** START OF COLLECTED DATA **

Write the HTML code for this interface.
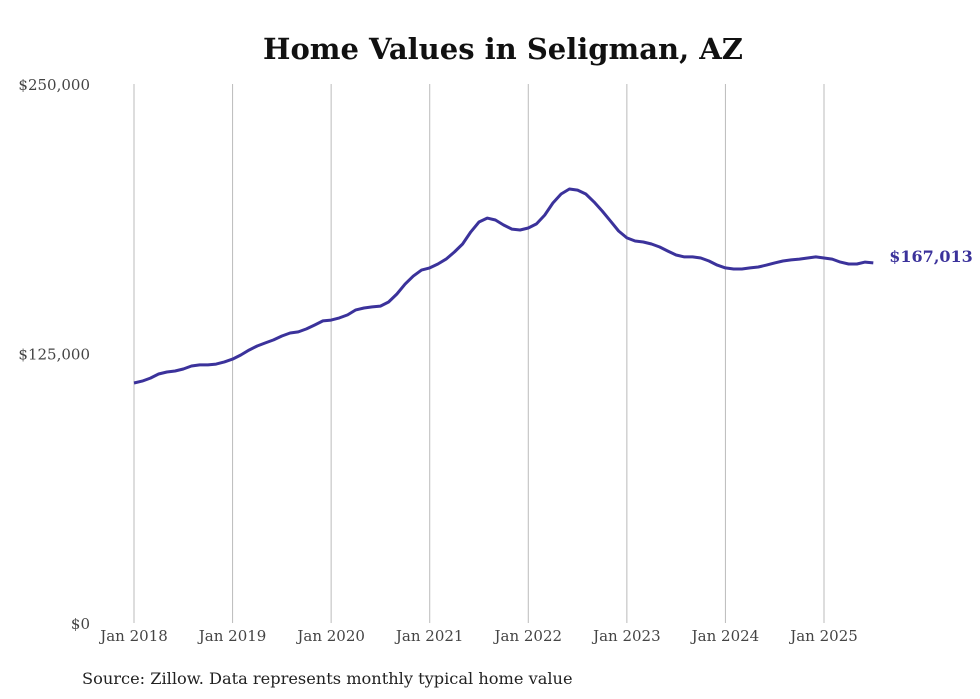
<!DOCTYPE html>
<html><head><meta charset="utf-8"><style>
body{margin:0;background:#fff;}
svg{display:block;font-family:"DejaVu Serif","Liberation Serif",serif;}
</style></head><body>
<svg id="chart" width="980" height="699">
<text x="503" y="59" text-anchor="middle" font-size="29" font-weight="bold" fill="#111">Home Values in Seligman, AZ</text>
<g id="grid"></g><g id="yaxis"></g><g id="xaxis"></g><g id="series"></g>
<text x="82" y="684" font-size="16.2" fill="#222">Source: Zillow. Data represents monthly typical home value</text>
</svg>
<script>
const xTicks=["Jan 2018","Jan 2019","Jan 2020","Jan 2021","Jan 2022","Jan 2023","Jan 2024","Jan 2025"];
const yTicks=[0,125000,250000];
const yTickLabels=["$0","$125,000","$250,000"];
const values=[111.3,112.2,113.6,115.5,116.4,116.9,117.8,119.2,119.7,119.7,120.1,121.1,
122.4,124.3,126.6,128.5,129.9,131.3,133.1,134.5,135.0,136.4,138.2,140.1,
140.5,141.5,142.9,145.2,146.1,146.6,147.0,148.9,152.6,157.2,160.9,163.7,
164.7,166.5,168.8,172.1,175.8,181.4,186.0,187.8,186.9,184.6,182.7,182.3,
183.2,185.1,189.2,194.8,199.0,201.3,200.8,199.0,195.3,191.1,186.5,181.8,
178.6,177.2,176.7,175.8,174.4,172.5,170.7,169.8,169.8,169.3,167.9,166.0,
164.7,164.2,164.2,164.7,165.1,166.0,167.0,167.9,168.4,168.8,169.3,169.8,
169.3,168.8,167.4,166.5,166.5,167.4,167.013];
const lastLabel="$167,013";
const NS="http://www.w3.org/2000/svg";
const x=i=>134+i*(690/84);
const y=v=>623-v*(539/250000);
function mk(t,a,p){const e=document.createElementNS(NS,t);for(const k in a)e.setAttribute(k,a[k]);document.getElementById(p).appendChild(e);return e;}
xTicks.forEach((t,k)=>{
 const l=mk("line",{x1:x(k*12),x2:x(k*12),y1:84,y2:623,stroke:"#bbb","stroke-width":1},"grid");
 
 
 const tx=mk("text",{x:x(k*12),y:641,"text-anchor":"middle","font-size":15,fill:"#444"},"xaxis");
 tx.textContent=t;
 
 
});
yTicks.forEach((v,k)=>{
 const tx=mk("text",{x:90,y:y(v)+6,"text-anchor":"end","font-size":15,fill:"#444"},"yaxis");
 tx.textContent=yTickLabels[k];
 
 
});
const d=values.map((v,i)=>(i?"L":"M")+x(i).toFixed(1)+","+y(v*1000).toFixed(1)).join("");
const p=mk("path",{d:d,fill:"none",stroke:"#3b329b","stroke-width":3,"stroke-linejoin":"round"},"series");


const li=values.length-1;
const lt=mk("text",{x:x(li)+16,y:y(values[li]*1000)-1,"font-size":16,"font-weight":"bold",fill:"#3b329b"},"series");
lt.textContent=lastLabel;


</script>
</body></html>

** END OF COLLECTED DATA **

(GOAL OF THE EXERCISE) Omit every picture while copying the listing above exactly.

(RESPONSE FOR THIS EXERCISE)
Write the HTML code for this interface.
<!DOCTYPE html>
<html><head><meta charset="utf-8"><style>
body{margin:0;background:#fff;}
svg{display:block;font-family:"DejaVu Serif","Liberation Serif",serif;}
</style></head><body>
<svg id="chart" width="980" height="699">
<text x="503" y="59" text-anchor="middle" font-size="29" font-weight="bold" fill="#111">Home Values in Seligman, AZ</text>
<g id="grid"></g><g id="yaxis"></g><g id="xaxis"></g><g id="series"></g>
<text x="82" y="684" font-size="16.2" fill="#222">Source: Zillow. Data represents monthly typical home value</text>
</svg>
<script>
const xTicks=["Jan 2018","Jan 2019","Jan 2020","Jan 2021","Jan 2022","Jan 2023","Jan 2024","Jan 2025"];
const yTicks=[0,125000,250000];
const yTickLabels=["$0","$125,000","$250,000"];
const values=[111.3,112.2,113.6,115.5,116.4,116.9,117.8,119.2,119.7,119.7,120.1,121.1,
122.4,124.3,126.6,128.5,129.9,131.3,133.1,134.5,135.0,136.4,138.2,140.1,
140.5,141.5,142.9,145.2,146.1,146.6,147.0,148.9,152.6,157.2,160.9,163.7,
164.7,166.5,168.8,172.1,175.8,181.4,186.0,187.8,186.9,184.6,182.7,182.3,
183.2,185.1,189.2,194.8,199.0,201.3,200.8,199.0,195.3,191.1,186.5,181.8,
178.6,177.2,176.7,175.8,174.4,172.5,170.7,169.8,169.8,169.3,167.9,166.0,
164.7,164.2,164.2,164.7,165.1,166.0,167.0,167.9,168.4,168.8,169.3,169.8,
169.3,168.8,167.4,166.5,166.5,167.4,167.013];
const lastLabel="$167,013";
const NS="http://www.w3.org/2000/svg";
const x=i=>134+i*(690/84);
const y=v=>623-v*(539/250000);
function mk(t,a,p){const e=document.createElementNS(NS,t);for(const k in a)e.setAttribute(k,a[k]);document.getElementById(p).appendChild(e);return e;}
xTicks.forEach((t,k)=>{
 const l=mk("line",{x1:x(k*12),x2:x(k*12),y1:84,y2:623,stroke:"#bbb","stroke-width":1},"grid");
 
 
 const tx=mk("text",{x:x(k*12),y:641,"text-anchor":"middle","font-size":15,fill:"#444"},"xaxis");
 tx.textContent=t;
 
 
});
yTicks.forEach((v,k)=>{
 const tx=mk("text",{x:90,y:y(v)+6,"text-anchor":"end","font-size":15,fill:"#444"},"yaxis");
 tx.textContent=yTickLabels[k];
 
 
});
const d=values.map((v,i)=>(i?"L":"M")+x(i).toFixed(1)+","+y(v*1000).toFixed(1)).join("");
const p=mk("path",{d:d,fill:"none",stroke:"#3b329b","stroke-width":3,"stroke-linejoin":"round"},"series");


const li=values.length-1;
const lt=mk("text",{x:x(li)+16,y:y(values[li]*1000)-1,"font-size":16,"font-weight":"bold",fill:"#3b329b"},"series");
lt.textContent=lastLabel;


</script>
</body></html>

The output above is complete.